Major League Baseball has sent a warning to clubs about encouraging players subject to the MLB draft to withdraw from high school baseball to become eligible to sign as international players. An MLB spokesman declined comment.

The key section of the memo sent to teams Monday and obtained by ESPN reads: “It has come to our attention that Clubs have been encouraging amateur players in the United States to withdraw from, or otherwise refrain from playing, high school baseball in the United States and/or Canada, in order to try to establish residency in a foreign country, in an effort to make themselves eligible to sign under the International Amateur Talent System instead of the Rule 4 Draft.”

In the MLB draft, picks largely cannot be traded, so teams’ access to elite players is largely determined by their draft order. In the international system, teams have similar-sized bonus pools, and any player is able to be negotiated with. All but the best handful of players are acquirable by every team in the international market.
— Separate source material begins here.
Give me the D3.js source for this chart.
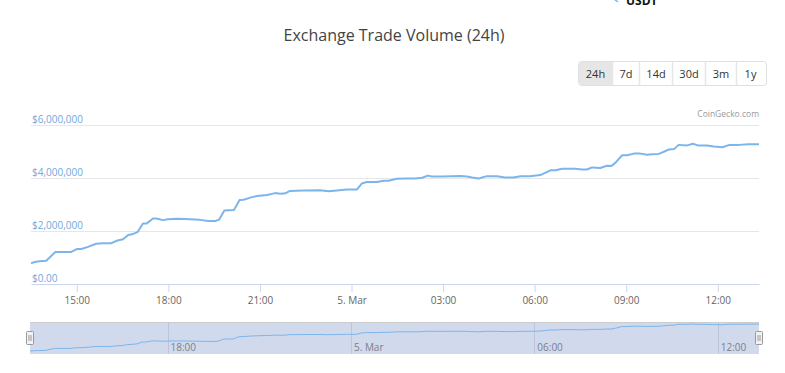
<!DOCTYPE html>
<html>
<head>
<meta charset="utf-8">
<script src="https://cdn.jsdelivr.net/npm/d3@7"></script>
<style>
  body { margin: 0; background: #fff; }
  svg { font-family: "Open Sans", sans-serif; display: block; }
</style>
</head>
<body>
<div id="chart"></div>
<script>
// data (4 -> 5 Mar, USD volume)
var times = ["03-04 13:30","03-04 13:37","03-04 13:47","03-04 14:00","03-04 14:18","03-04 14:49","03-04 15:00","03-04 15:09",
  "03-04 15:22","03-04 15:38","03-04 15:52","03-04 16:08","03-04 16:20","03-04 16:31","03-04 16:41","03-04 16:51",
  "03-04 17:00","03-04 17:10","03-04 17:17","03-04 17:30","03-04 17:36","03-04 17:50","03-04 17:59","03-04 18:19",
  "03-04 18:43","03-04 19:02","03-04 19:19","03-04 19:32","03-04 19:40","03-04 19:50","03-04 19:58","03-04 20:09",
  "03-04 20:20","03-04 20:28","03-04 20:41","03-04 20:54","03-04 21:14","03-04 21:30","03-04 21:40","03-04 21:50",
  "03-04 21:59","03-04 22:26","03-04 22:58","03-04 23:15","03-04 23:31","03-04 23:51","03-05 00:11","03-05 00:20",
  "03-05 00:30","03-05 00:50","03-05 01:03","03-05 01:13","03-05 01:29","03-05 01:46","03-05 02:05","03-05 02:19",
  "03-05 02:30","03-05 02:38","03-05 02:58","03-05 03:17","03-05 03:34","03-05 03:47","03-05 03:57","03-05 04:10",
  "03-05 04:26","03-05 04:46","03-05 05:02","03-05 05:19","03-05 05:32","03-05 05:51","03-05 06:11","03-05 06:31",
  "03-05 06:41","03-05 06:54","03-05 07:20","03-05 07:33","03-05 07:43","03-05 07:53","03-05 08:09","03-05 08:22",
  "03-05 08:31","03-05 08:39","03-05 08:52","03-05 09:02","03-05 09:15","03-05 09:28","03-05 09:41","03-05 09:51",
  "03-05 10:04","03-05 10:14","03-05 10:24","03-05 10:34","03-05 10:43","03-05 11:00","03-05 11:11","03-05 11:21",
  "03-05 11:39","03-05 11:52","03-05 12:09","03-05 12:23","03-05 12:41","03-05 13:01","03-05 13:21"];
var volume = [780000,830000,860000,880000,1210000,1210000,1320000,1320000,
  1400000,1520000,1540000,1540000,1640000,1690000,1850000,1890000,
  1970000,2280000,2280000,2470000,2470000,2410000,2440000,2460000,
  2440000,2420000,2380000,2380000,2430000,2770000,2780000,2790000,
  3170000,3180000,3260000,3320000,3360000,3430000,3410000,3420000,
  3510000,3530000,3540000,3500000,3530000,3570000,3570000,3790000,
  3850000,3850000,3900000,3900000,3970000,3980000,3980000,4010000,
  4090000,4060000,4060000,4070000,4080000,4060000,4020000,3980000,
  4070000,4070000,4020000,4020000,4070000,4070000,4110000,4290000,
  4290000,4350000,4350000,4320000,4320000,4400000,4380000,4460000,
  4450000,4580000,4860000,4860000,4920000,4920000,4880000,4900000,
  4910000,4990000,5080000,5090000,5250000,5230000,5290000,5230000,
  5230000,5190000,5160000,5250000,5250000,5270000,5270000];
var yTicks = [0, 2000000, 4000000, 6000000];
var xTickLabels = ["03-04 15:00","03-04 18:00","03-04 21:00","03-05 00:00","03-05 03:00","03-05 06:00","03-05 09:00","03-05 12:00"];
var navTickLabels = ["03-04 18:00","03-05 00:00","03-05 06:00","03-05 12:00"];
var ranges = ["24h","7d","14d","30d","3m","1y"];
var rangeWidths = [34, 27, 33, 33, 31, 28];

var parse = d3.timeParse("%m-%d %H:%M");
var data = times.map(function(t, i) { return {date: parse(t), value: volume[i]}; });

var W = 785, H = 373;
var svg = d3.select("#chart").append("svg")
    .attr("width", W)
    .attr("height", H);

var lineColor = "#7cb5ec";

// legend item cut at the top
svg.append("path")
  .attr("d", "M614,-1 L618,2")
  .attr("stroke", lineColor).attr("stroke-width", 1.5).attr("fill", "none");
svg.append("text")
  .attr("x", 626).attr("y", 5)
  .style("font-size", "12px").style("font-weight", "bold").attr("fill", "#111")
  .text("USDT");

// title
svg.append("text")
  .attr("x", 394).attr("y", 41)
  .attr("text-anchor", "middle")
  .style("font-size", "16px")
  .attr("fill", "#444")
  .text("Exchange Trade Volume (24h)");

// range buttons
var bx = 578.5;
var btn = svg.append("g");
btn.append("rect")
  .attr("x", 578.5).attr("y", 61.5)
  .attr("width", 188).attr("height", 24)
  .attr("rx", 3).attr("fill", "#fff").attr("stroke", "#e0e0e0");
ranges.forEach(function(r, i) {
  var w = rangeWidths[i];
  if (i == 0) {
    btn.append("rect").attr("x", bx + 0.5).attr("y", 62).attr("width", w - 0.5).attr("height", 23)
      .attr("rx", 2).attr("fill", "#e6e6e6");
  }
  if (i > 0) {
    btn.append("line").attr("x1", bx).attr("x2", bx).attr("y1", 62).attr("y2", 85)
      .attr("stroke", "#e6e6e6").attr("stroke-width", 1.5);
  }
  btn.append("text")
    .attr("x", bx + w / 2).attr("y", 77.5)
    .attr("text-anchor", "middle")
    .style("font-size", "11px").attr("fill", "#333")
    .text(r);
  bx += w;
});

// credit
svg.append("text")
  .attr("x", 759).attr("y", 117)
  .attr("text-anchor", "end")
  .style("font-size", "8.5px").attr("fill", "#999")
  .text("CoinGecko.com");

// scales
var x = d3.scaleTime()
  .domain(d3.extent(data, function(d) { return d.date; }))
  .range([31, 759]);
var y = d3.scaleLinear()
  .domain([0, 6000000])
  .range([284, 125]);

// grid lines
svg.append("g").selectAll("line")
  .data(yTicks.slice(1))
  .enter().append("line")
    .attr("x1", 31).attr("x2", 759)
    .attr("y1", function(d) { return Math.round(y(d)) + 0.5; })
    .attr("y2", function(d) { return Math.round(y(d)) + 0.5; })
    .attr("stroke", "#e6e6e6");

// y labels, sit on top of the grid line
svg.append("g").selectAll("text")
  .data(yTicks)
  .enter().append("text")
    .attr("x", 32)
    .attr("y", function(d) { return y(d) - 2; })
    .style("font-size", "10px")
    .attr("fill", "#6fa8dc")
    .text(function(d) { return d == 0 ? "$0.00" : "$" + d3.format(",")(d); });

// x axis
var fmt = function(d) {
  return d.getHours() == 0 ? d3.timeFormat("%-d. %b")(d) : d3.timeFormat("%H:%M")(d);
};
var xAxis = svg.append("g")
  .attr("transform", "translate(0,284)")
  .call(d3.axisBottom(x)
    .tickValues(xTickLabels.map(parse))
    .tickFormat(fmt)
    .tickSizeInner(8).tickSizeOuter(0).tickPadding(5));
xAxis.select(".domain").attr("stroke", "#ccd6eb");
xAxis.selectAll(".tick line").attr("stroke", "#ccd6eb");
xAxis.selectAll(".tick text")
  .style("font-size", "10px").style("font-family", "Open Sans, sans-serif").attr("fill", "#666");

// main line
svg.append("path")
  .datum(data)
  .attr("fill", "none")
  .attr("stroke", lineColor)
  .attr("stroke-width", 2)
  .attr("stroke-linejoin", "round")
  .attr("d", d3.line()
    .x(function(d) { return x(d.date); })
    .y(function(d) { return y(d.value); }));

// navigator
var xn = d3.scaleTime()
  .domain(x.domain())
  .range([30, 759]);
var yn = d3.scaleLinear()
  .domain(d3.extent(volume))
  .range([351, 324]);

var nav = svg.append("g");
nav.append("rect")
  .attr("x", 30).attr("y", 322)
  .attr("width", 729).attr("height", 32)
  .attr("fill", "rgba(102,133,194,0.3)");
nav.append("line")
  .attr("x1", 30).attr("x2", 759).attr("y1", 322.5).attr("y2", 322.5)
  .attr("stroke", "#cccccc");

nav.selectAll(".ng")
  .data(navTickLabels.map(parse))
  .enter().append("line")
    .attr("x1", function(d) { return Math.round(xn(d)) + 0.5; })
    .attr("x2", function(d) { return Math.round(xn(d)) + 0.5; })
    .attr("y1", 322).attr("y2", 354)
    .attr("stroke", "#bcc6da");
nav.selectAll(".nt")
  .data(navTickLabels.map(parse))
  .enter().append("text")
    .attr("x", function(d) { return xn(d) + 3; })
    .attr("y", 351)
    .style("font-size", "10px")
    .attr("fill", "#7a7f8c")
    .text(fmt);

nav.append("path")
  .datum(data)
  .attr("fill", "none")
  .attr("stroke", lineColor)
  .attr("stroke-width", 1)
  .attr("d", d3.line()
    .x(function(d) { return xn(d.date); })
    .y(function(d) { return yn(d.value); }));

// handles
[30, 759].forEach(function(hx) {
  var h = nav.append("g").attr("transform", "translate(" + (hx - 3.5) + ",331.5)");
  h.append("rect").attr("width", 7).attr("height", 13).attr("rx", 1)
    .attr("fill", "#f2f2f2").attr("stroke", "#999");
  h.append("line").attr("x1", 2.5).attr("x2", 2.5).attr("y1", 3.5).attr("y2", 9.5).attr("stroke", "#999");
  h.append("line").attr("x1", 4.5).attr("x2", 4.5).attr("y1", 3.5).attr("y2", 9.5).attr("stroke", "#999");
});
</script>
</body>
</html>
In the memo, the league clarified the rules around eligibility and what rules teams were breaking by encouraging players to change their eligibility. The memo says that encouraging players to make this change “shall be subject to significant penalties, including, but not limited to, the denial of player selection rights under the [MLB draft] or loss of benefits under the International Amateur Talent System.”

A recent example of a legal version of this maneuver was made by shortstop Lucius Fox in 2015. He was a native of the Bahamas who had moved to Florida to play high school baseball and was regarded as a fringe first-round prospect after his junior year of high school. Fox moved back to the Bahamas and was declared a free agent by the league in April 2015, eventually signing for $6 million with the San Francisco Giants in July 2015.

The international bonus pools weren’t hard-capped then like they are now, so that sort of bonus is unlikely, but this illustrates the potential benefit of this kind of move. Fox would’ve received roughly half that bonus if he had stayed in the draft process, but he was evaluated differently as an 18-year-old in the international market, where the biggest bonuses are largely given to 16-year-old prospects. Fox, now 26 years old, is a free agent. He has played in 10 big league games, all in 2022 for the Washington Nationals.